| PROVIDED DATA |
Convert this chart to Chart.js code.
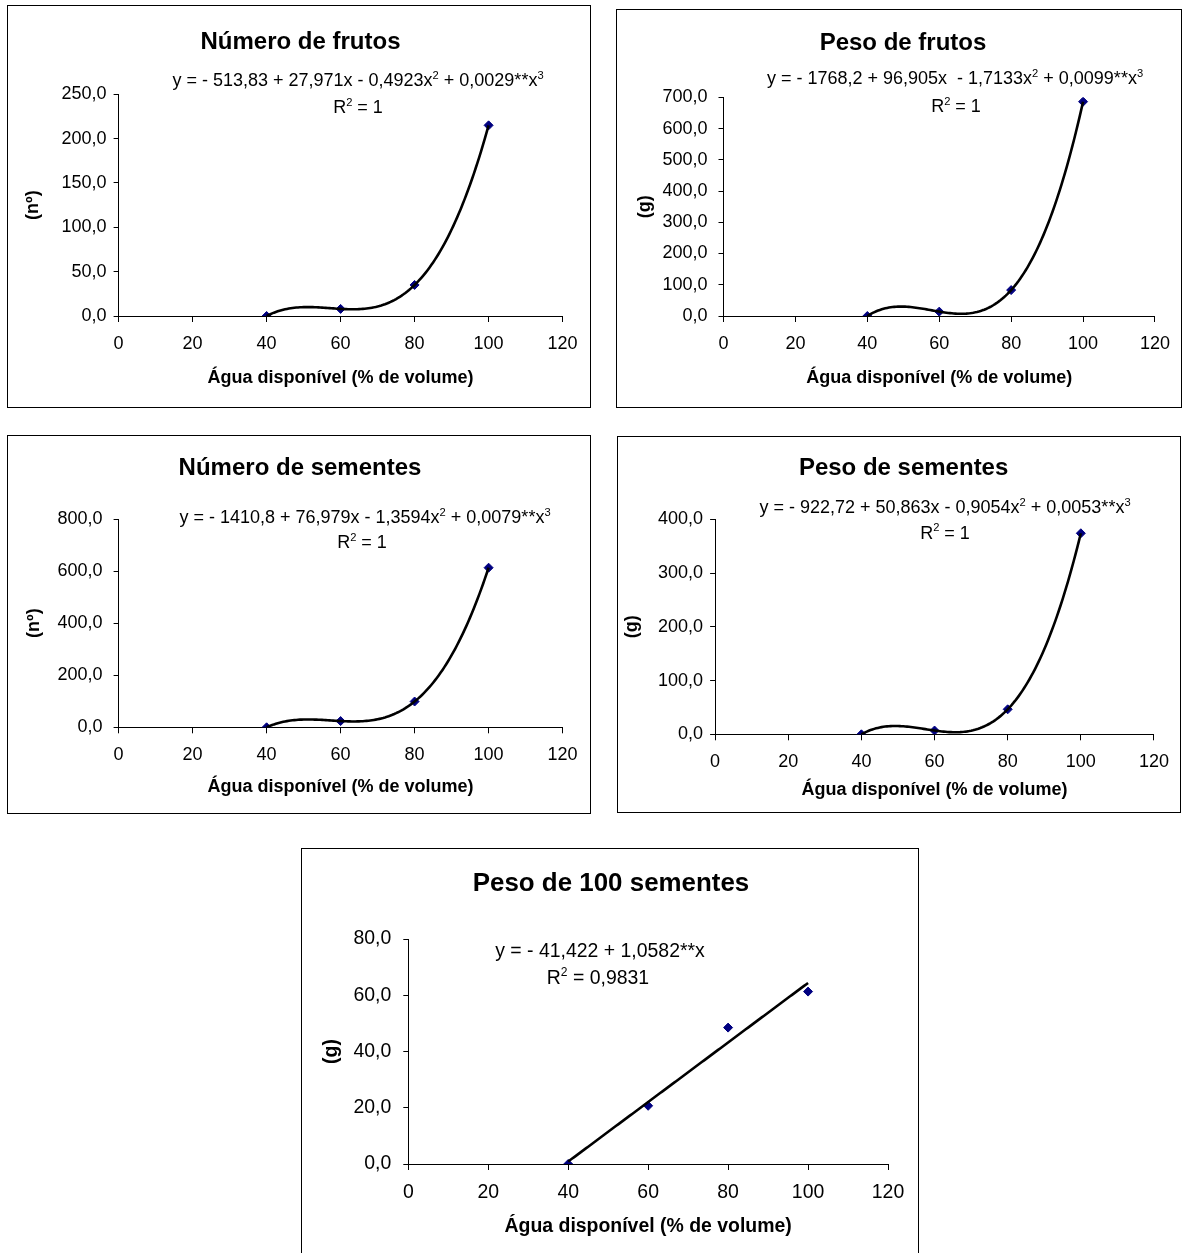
<!DOCTYPE html>
<html>
<head>
<meta charset="utf-8">
<script src="https://cdn.jsdelivr.net/npm/chart.js@4.4.0/dist/chart.umd.min.js"></script>
<style>
  html, body { margin: 0; padding: 0; background: #fff; }
  body { width: 1183px; height: 1253px; position: relative; overflow: hidden; }
  .panel { position: absolute; border: 1px solid #000; box-sizing: border-box; background: #fff; }
  .panel canvas { position: absolute; left: 0; top: 0; }
</style>
</head>
<body>
<div id="p1" class="panel"><canvas></canvas></div>
<div id="p2" class="panel"><canvas></canvas></div>
<div id="p3" class="panel"><canvas></canvas></div>
<div id="p4" class="panel"><canvas></canvas></div>
<div id="p5" class="panel"><canvas></canvas></div>
<script>
// Available water levels (% of volume) and the x-axis ticks
const waterLevels = [40, 60, 80, 100];
const xTicks = [0, 20, 40, 60, 80, 100, 120];
const xAxisTitle = 'Água disponível (% de volume)';

// Measured responses at each water level
const fruitCount   = [0, 8, 35, 215];
const fruitWeight  = [0, 14, 83, 686];
const seedCount    = [0, 24, 99, 613];
const seedWeight   = [0, 7, 46.5, 374];
const seed100Weight = [0, 20.7, 48.5, 61.3];

// Y-axis ticks per panel
const fruitCountTicks   = [0, 50, 100, 150, 200, 250];
const fruitWeightTicks  = [0, 100, 200, 300, 400, 500, 600, 700];
const seedCountTicks    = [0, 200, 400, 600, 800];
const seedWeightTicks   = [0, 100, 200, 300, 400];
const seed100WeightTicks = [0, 20, 40, 60, 80];

// Titles, regression equations (inner arrays are superscripts) and R²
const titles = ['Número de frutos', 'Peso de frutos', 'Número de sementes', 'Peso de sementes', 'Peso de 100 sementes'];
const yLabels = ['(nº)', '(g)', '(nº)', '(g)', '(g)'];
const equations = [
  ['y = - 513,83 + 27,971x - 0,4923x', ['2'], ' + 0,0029**x', ['3']],
  ['y = - 1768,2 + 96,905x  - 1,7133x', ['2'], ' + 0,0099**x', ['3']],
  ['y = - 1410,8 + 76,979x - 1,3594x', ['2'], ' + 0,0079**x', ['3']],
  ['y = - 922,72 + 50,863x - 0,9054x', ['2'], ' + 0,0053**x', ['3']],
  ['y = - 41,422 + 1,0582**x']
];
const r2Labels = [
  ['R', ['2'], ' = 1'],
  ['R', ['2'], ' = 1'],
  ['R', ['2'], ' = 1'],
  ['R', ['2'], ' = 1'],
  ['R', ['2'], ' = 0,9831']
];

const FONT = '"Liberation Sans", Arial, sans-serif';

// Least-squares polynomial fit (x centred and scaled for conditioning)
function fitPolynomial(xs, ys, degree) {
  const n = degree + 1;
  const mid = (xs[0] + xs[xs.length - 1]) / 2;
  const half = (xs[xs.length - 1] - xs[0]) / 2;
  const A = Array.from({ length: n }, () => new Array(n + 1).fill(0));
  xs.forEach((x0, i) => {
    const u = (x0 - mid) / half;
    for (let r = 0; r < n; r++) {
      for (let c = 0; c < n; c++) A[r][c] += Math.pow(u, r + c);
      A[r][n] += ys[i] * Math.pow(u, r);
    }
  });
  for (let col = 0; col < n; col++) {
    let piv = col;
    for (let r = col + 1; r < n; r++) if (Math.abs(A[r][col]) > Math.abs(A[piv][col])) piv = r;
    [A[col], A[piv]] = [A[piv], A[col]];
    for (let r = 0; r < n; r++) {
      if (r === col) continue;
      const f = A[r][col] / A[col][col];
      for (let c = col; c <= n; c++) A[r][c] -= f * A[col][c];
    }
  }
  const coef = A.map((row, i) => row[n] / row[i]);
  return x => {
    const u = (x - mid) / half;
    return coef.reduce((s, c, i) => s + c * Math.pow(u, i), 0);
  };
}

// Text with superscript pieces, centred on (cx, cy)
function drawRich(ctx, segs, cx, cy, size, bold) {
  const supSize = size * 0.62;
  const weight = bold ? 'bold ' : '';
  const parts = segs.map(s => Array.isArray(s) ? { t: s[0], sup: true } : { t: s, sup: false });
  let total = 0;
  parts.forEach(p => {
    ctx.font = weight + (p.sup ? supSize : size) + 'px ' + FONT;
    p.w = ctx.measureText(p.t).width;
    total += p.w;
  });
  let x = cx - total / 2;
  const base = cy + size * 0.358;
  ctx.textAlign = 'left';
  ctx.textBaseline = 'alphabetic';
  parts.forEach(p => {
    ctx.font = weight + (p.sup ? supSize : size) + 'px ' + FONT;
    ctx.fillText(p.t, x, p.sup ? base - size * 0.42 : base);
    x += p.w;
  });
}

const fmtY = v => v.toFixed(1).replace('.', ',');

const panels = [
  { id: 'p1', values: fruitCount, yTicks: fruitCountTicks, degree: 3,
    layout: { box: [7, 5, 590, 407], plot: [118.6, 94.3, 562.6, 316], titleAt: [300.5, 40], eqAt: [358, 80], r2At: [358, 107], yTitleX: 33, xTitleY: 378, yGap: 12, scale: 1 } },
  { id: 'p2', values: fruitWeight, yTicks: fruitWeightTicks, degree: 3,
    layout: { box: [616, 9, 1181, 407], plot: [723.5, 97.3, 1160, 316], titleAt: [903, 41], eqAt: [955, 78], r2At: [956, 106], yTitleX: 645, xTitleY: 378, yGap: 16, scale: 1 } },
  { id: 'p3', values: seedCount, yTicks: seedCountTicks, degree: 3,
    layout: { box: [7, 435, 590, 813], plot: [118.6, 519, 562.6, 727.3], titleAt: [300, 466.7], eqAt: [365, 516.7], r2At: [362, 541.7], yTitleX: 34, xTitleY: 786.7, yGap: 16, scale: 1 } },
  { id: 'p4', values: seedWeight, yTicks: seedWeightTicks, degree: 3,
    layout: { box: [617, 436, 1180, 812], plot: [715.1, 519.3, 1159.3, 734.3], titleAt: [903.6, 466.7], eqAt: [945, 506.7], r2At: [945, 532.3], yTitleX: 632, xTitleY: 790, yGap: 12, scale: 1 } },
  { id: 'p5', values: seed100Weight, yTicks: seed100WeightTicks, degree: 1,
    layout: { box: [301, 848, 918, 1262], plot: [408.3, 939, 888, 1164], titleAt: [611, 881.7], eqAt: [600, 950], r2At: [598, 977], yTitleX: 332, xTitleY: 1226.7, yGap: 17, scale: 1.08 } }
];

panels.forEach((p, idx) => {
  const L = p.layout;
  const [bl, bt, br, bb] = L.box;
  const el = document.getElementById(p.id);
  el.style.left = bl + 'px';
  el.style.top = bt + 'px';
  el.style.width = (br - bl + 1) + 'px';
  el.style.height = (bb - bt + 1) + 'px';
  const ox = bl + 1, oy = bt + 1;
  const W = br - bl - 1, H = bb - bt - 1;
  const canvas = el.querySelector('canvas');
  canvas.width = W;
  canvas.height = H;

  const k = L.scale;
  const tickSize = 18 * k, axisSize = 18 * k, titleSize = 24 * k, eqSize = 18 * k;
  const axLH = axisSize * 1.2;
  const left = L.plot[0] - ox, top = L.plot[1] - oy, right = L.plot[2] - ox, bottom = L.plot[3] - oy;

  // Trend line fitted to the measured points over the data range
  const trend = fitPolynomial(waterLevels, p.values, p.degree);
  const curve = [];
  const x0 = waterLevels[0], x1 = waterLevels[waterLevels.length - 1];
  for (let x = x0; x <= x1 + 1e-9; x += 0.5) curve.push({ x: x, y: trend(x) });

  const textPlugin = {
    id: 'panelText',
    afterDraw(chart) {
      const ctx = chart.ctx;
      ctx.save();
      ctx.fillStyle = '#000';
      drawRich(ctx, [titles[idx]], L.titleAt[0] - ox, L.titleAt[1] - oy, titleSize, true);
      drawRich(ctx, equations[idx], L.eqAt[0] - ox, L.eqAt[1] - oy, eqSize, false);
      drawRich(ctx, r2Labels[idx], L.r2At[0] - ox, L.r2At[1] - oy, eqSize, false);
      ctx.restore();
    }
  };

  new Chart(canvas, {
    type: 'scatter',
    data: {
      datasets: [
        { type: 'line', data: curve, borderColor: '#000', borderWidth: 2.6, pointRadius: 0, tension: 0, fill: false, order: 0 },
        { data: waterLevels.map((x, i) => ({ x: x, y: p.values[i] })), pointStyle: 'rectRot', pointRadius: 4.5,
          backgroundColor: '#000080', borderColor: '#000080', borderWidth: 1, order: 1 }
      ]
    },
    options: {
      responsive: false,
      animation: false,
      devicePixelRatio: 1,
      layout: { padding: { left: 0, top: top, right: W - right, bottom: 0 } },
      plugins: { legend: { display: false }, tooltip: { enabled: false } },
      scales: {
        x: {
          type: 'linear', position: 'bottom',
          min: xTicks[0], max: xTicks[xTicks.length - 1],
          afterBuildTicks: s => { s.ticks = xTicks.map(v => ({ value: v })); },
          afterFit: s => { s.height = H - bottom; },
          grid: { display: true, drawOnChartArea: false, drawTicks: true, tickLength: 6, color: '#000', lineWidth: 1 },
          border: { display: true, color: '#000', width: 1 },
          ticks: { padding: 11, color: '#000', autoSkip: false, maxRotation: 0, font: { family: FONT, size: tickSize }, callback: v => String(v) },
          title: { display: true, text: xAxisTitle, color: '#000', font: { family: FONT, size: axisSize, weight: 'bold' },
                   padding: { top: 0, bottom: H - (L.xTitleY - oy) - axLH / 2 } }
        },
        y: {
          type: 'linear', position: 'left',
          min: p.yTicks[0], max: p.yTicks[p.yTicks.length - 1],
          afterBuildTicks: s => { s.ticks = p.yTicks.map(v => ({ value: v })); },
          afterFit: s => { s.width = left; },
          grid: { display: true, drawOnChartArea: false, drawTicks: true, tickLength: 5, color: '#000', lineWidth: 1 },
          border: { display: true, color: '#000', width: 1 },
          ticks: { padding: L.yGap - 5, color: '#000', autoSkip: false, font: { family: FONT, size: tickSize }, callback: v => fmtY(v) },
          title: { display: true, text: yLabels[idx], color: '#000', font: { family: FONT, size: axisSize, weight: 'bold' },
                   padding: { top: (L.yTitleX - ox) - axLH / 2, bottom: 0 } }
        }
      }
    },
    plugins: [textPlugin]
  });
});
</script>
</body>
</html>
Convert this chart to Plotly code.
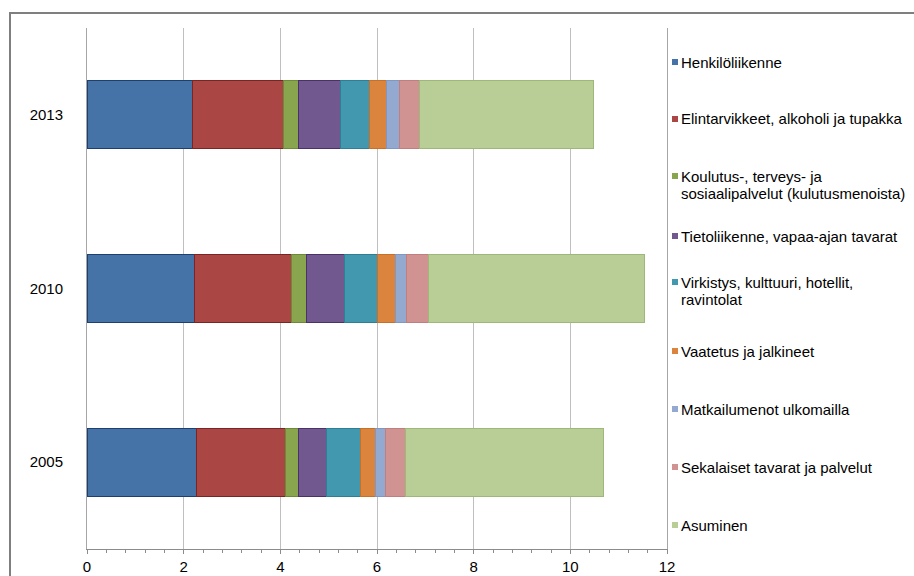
import plotly.graph_objects as go

# Household consumption by category, stacked per year
years = ["2005", "2010", "2013"]
henkiloliikenne = [2.26, 2.22, 2.18]
elintarvikkeet = [1.85, 2.01, 1.89]
koulutus = [0.27, 0.31, 0.31]
tietoliikenne = [0.58, 0.78, 0.86]
virkistys = [0.70, 0.69, 0.61]
vaatetus = [0.31, 0.38, 0.34]
matkailu = [0.21, 0.23, 0.27]
sekalaiset = [0.40, 0.45, 0.41]
asuminen = [4.10, 4.47, 3.61]

series_names = [
    "Henkilöliikenne",
    "Elintarvikkeet, alkoholi ja tupakka",
    "Koulutus-, terveys- ja<br>sosiaalipalvelut (kulutusmenoista)",
    "Tietoliikenne, vapaa-ajan tavarat",
    "Virkistys, kulttuuri, hotellit,<br>ravintolat",
    "Vaatetus ja jalkineet",
    "Matkailumenot ulkomailla",
    "Sekalaiset tavarat ja palvelut",
    "Asuminen",
]
series_values = [henkiloliikenne, elintarvikkeet, koulutus, tietoliikenne,
                 virkistys, vaatetus, matkailu, sekalaiset, asuminen]
fill_colors = ["#4572A7", "#AA4643", "#89A54E", "#71588F", "#4198AF",
               "#DB843D", "#93A9CF", "#D19392", "#B9CD96"]
edge_colors = ["#1F3F70", "#7A2423", "#6A8A35", "#4A3268", "#2E7F95",
               "#C8702A", "#7F97C2", "#C07F7E", "#9DB877"]
x_ticks = [0, 2, 4, 6, 8, 10, 12]

# Pixel geometry of the plot area (page is 914 x 576)
W, H = 914, 576
PL, PR, PT, PB = 87, 667, 28, 549


def px_x(px):
    return (px - PL) / (PR - PL)


def px_y(py):
    return (PB - py) / (PB - PT)


fig = go.Figure()
for name, vals, fc, ec in zip(series_names, series_values, fill_colors, edge_colors):
    fig.add_trace(go.Bar(
        y=years, x=vals, name=name.replace("<br>", " "), orientation="h",
        marker=dict(color=fc, line=dict(color=ec, width=1)),
        showlegend=False,
    ))

font_family = "Liberation Sans, Arial, sans-serif"

# Legend on the right: one text line per row, small colour square in front
legend_rows = [
    [62], [119], [176, 193], [236], [282, 299], [351], [409], [467], [525],
]
shapes = []
annotations = []
for name, rows, fc in zip(series_names, legend_rows, fill_colors):
    lines = name.split("<br>")
    y0 = rows[0]
    shapes.append(dict(
        type="rect", xref="paper", yref="paper",
        x0=px_x(672), x1=px_x(678), y0=px_y(y0 + 3), y1=px_y(y0 - 3),
        fillcolor=fc, line=dict(width=0),
    ))
    for line, yy in zip(lines, rows):
        annotations.append(dict(
            text=line, xref="paper", yref="paper",
            x=px_x(680), y=px_y(yy), xanchor="left", yanchor="middle",
            showarrow=False, borderpad=0,
            font=dict(family=font_family, size=15, color="#000000"),
        ))

# Outer chart frame
shapes.append(dict(
    type="rect", xref="paper", yref="paper",
    x0=px_x(10), x1=px_x(930), y0=px_y(590), y1=px_y(13),
    line=dict(color="#7F7F7F", width=2), fillcolor="rgba(0,0,0,0)", layer="below",
))

fig.update_layout(
    width=W, height=H,
    autosize=False,
    margin=dict(l=PL, r=W - PR, t=PT, b=H - PB, pad=0, autoexpand=False),
    barmode="stack",
    bargap=0.61,
    paper_bgcolor="#FFFFFF",
    plot_bgcolor="#FFFFFF",
    font=dict(family=font_family, size=15, color="#000000"),
    shapes=shapes,
    annotations=annotations,
    xaxis=dict(
        range=[0, 12], tickvals=x_ticks, ticktext=[str(t) for t in x_ticks],
        showgrid=True, gridcolor="#BFBFBF", gridwidth=1, zeroline=False,
        showline=True, linecolor="#8C8C8C", linewidth=1,
        ticks="outside", ticklen=4, tickcolor="#8C8C8C",
        minor=dict(dtick=0.4, tick0=0, ticks="outside", ticklen=3,
                   tickcolor="#8C8C8C", showgrid=False),
        tickfont=dict(size=15, color="#000000"),
        automargin=False,
        fixedrange=True,
    ),
    yaxis=dict(
        type="category", categoryorder="array", categoryarray=years,
        showgrid=False, zeroline=False,
        showline=True, mirror=True, linecolor="#A6A6A6", linewidth=1,
        ticks="", ticklabelstandoff=20,
        tickfont=dict(size=15, color="#000000"),
        automargin=False,
        fixedrange=True,
    ),
)

fig.write_html("out.html")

| EXERCISE GOAL |
Print exactly what appears from the line holding "Convert this chart to Plotly code." down to the line holding "asuminen = [4.10, 4.47, 3.61]", both ends kept, leaving out the pictures.

| RIGHT ANSWER |
Convert this chart to Plotly code.
import plotly.graph_objects as go

# Household consumption by category, stacked per year
years = ["2005", "2010", "2013"]
henkiloliikenne = [2.26, 2.22, 2.18]
elintarvikkeet = [1.85, 2.01, 1.89]
koulutus = [0.27, 0.31, 0.31]
tietoliikenne = [0.58, 0.78, 0.86]
virkistys = [0.70, 0.69, 0.61]
vaatetus = [0.31, 0.38, 0.34]
matkailu = [0.21, 0.23, 0.27]
sekalaiset = [0.40, 0.45, 0.41]
asuminen = [4.10, 4.47, 3.61]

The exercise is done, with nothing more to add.